Dimulailah perjalanan kami untuk mendaki Gunung Lawu. Jalur Cemoro Sewu cukup terawat. Batu – batu disusun sedemikian rupa sehingga menyerupai anak tangga. Mungkin karena banyaknya pendaki yang datang pada akhir pekan dan malam satu suro, maka jalur Cemoro Sewu dirawat dengan baik.
Kami tiba di Sendang Drajat sekitar jam 6 sore. Angin yang berhembus sangat kencang, serta kabut yang menghalangi pandangan kami. Kami memutuskan untuk menginap di Sendang Drajat dengan alasan kami juga belum tahu medan untuk pergi ke puncak. Kami mendirikan tenda di warung penduduk. Ada beberapa warung yang memang didirikan di sekitar jalur menuju puncak.

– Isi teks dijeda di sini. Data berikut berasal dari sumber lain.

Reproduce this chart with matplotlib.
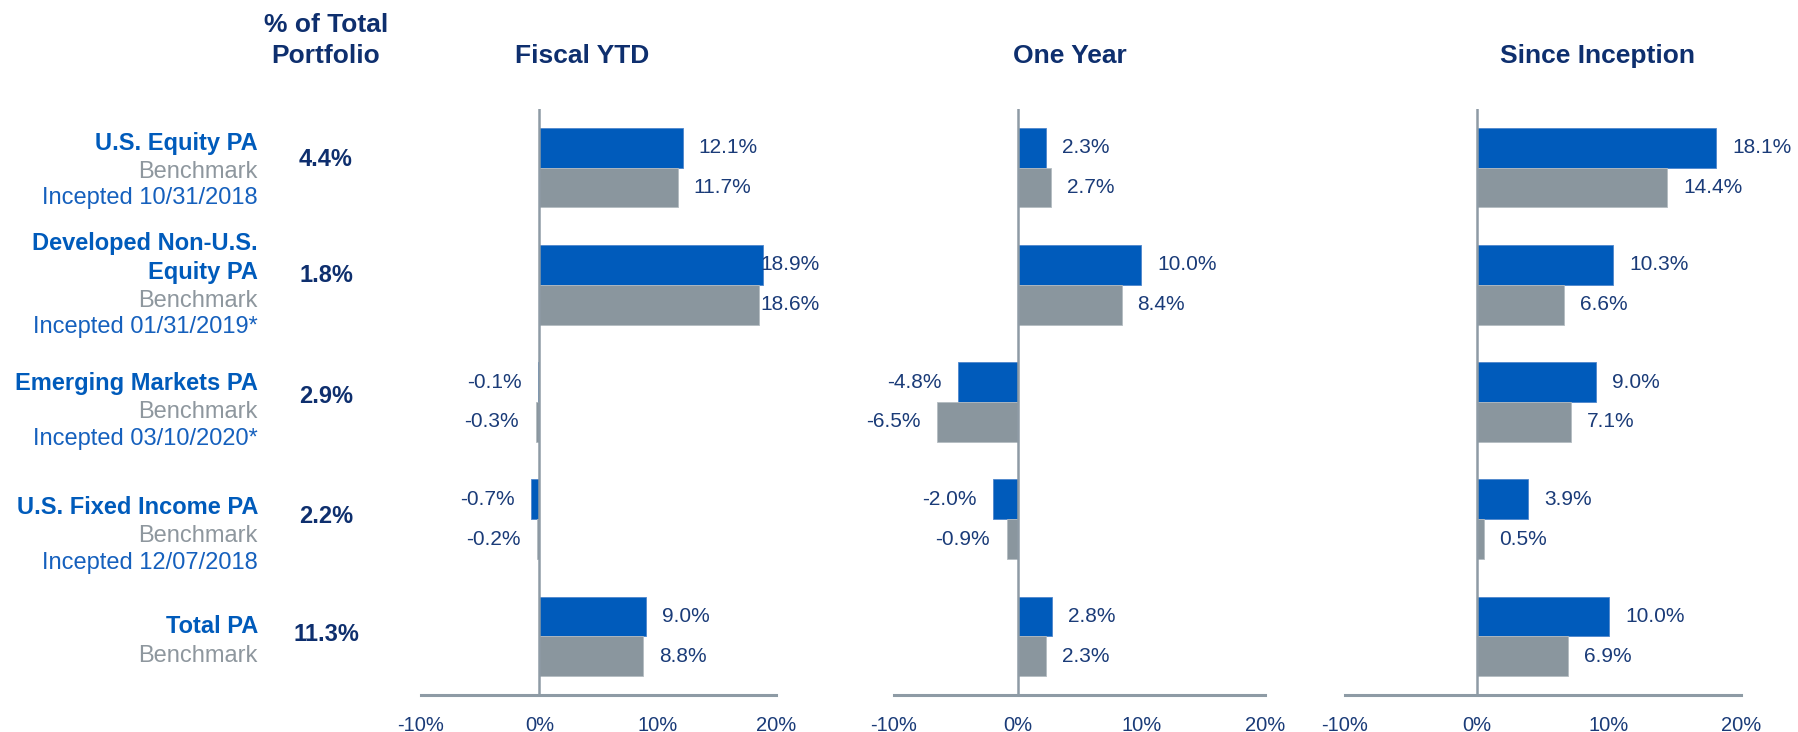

Akan tetapi karena menjelang Lebaran, semua warung tutup.
Sendang Drajat adalah sebuah mata air keramat. Konon katanya bila kita mandi atau minum air Sendang Drajat akan diberi berkah. Air di Sendang Drajat tidak pernah habis. Di Sendang Drajat hanya kami berdua yang mendirikan tenda.
Malam itu kami lewatkan dengan dinginnya udara. Meskipun kami telah mendirikan tenda serta tidur di sleeping bag, kami tetap tidak bisa mencegah dinginnya malam.
Pukul 03.00 dini hari, kami dikejutkan dengan suara gaduh. Ternyata ada sekolompok pendaki yang lewat. Akh, akhirnya ada teman juga yang memberi tahu jalur menuju puncak Hargo Dumilah.
Kami sepakat untuk pergi ke puncak bareng. Kami tidak mengejar sunrise karena kabut yang masih turun. Dari Sendang Drajat menuju Hargo Dumilah kira – kira memakan waktu 45 menit. Hore…, akhirnya sampai juga di puncak Hargo Dumilah kami disambut oleh pendaki lain yang memang telah menginap sejak kemarin. Kami tidak bisa berlama – lama di puncak karena kami akan turun melalui Cemoro Kandang. Secara kebetulan, baru saja ada yang turun dari jalur Cemoro Kandang. Kami pun bergegas mengejarnya. Tetapi sampai kami di pos Cemara Kandang kami juga tidak bertemu dengan mereka. Ke mana ngilangnya ya tuh orang…? Jalur Cemoro Kandang tidak sebagus dengan jalur Cemoro Sewu. Jalannya masih setapak dan kadang – kadang bercabang.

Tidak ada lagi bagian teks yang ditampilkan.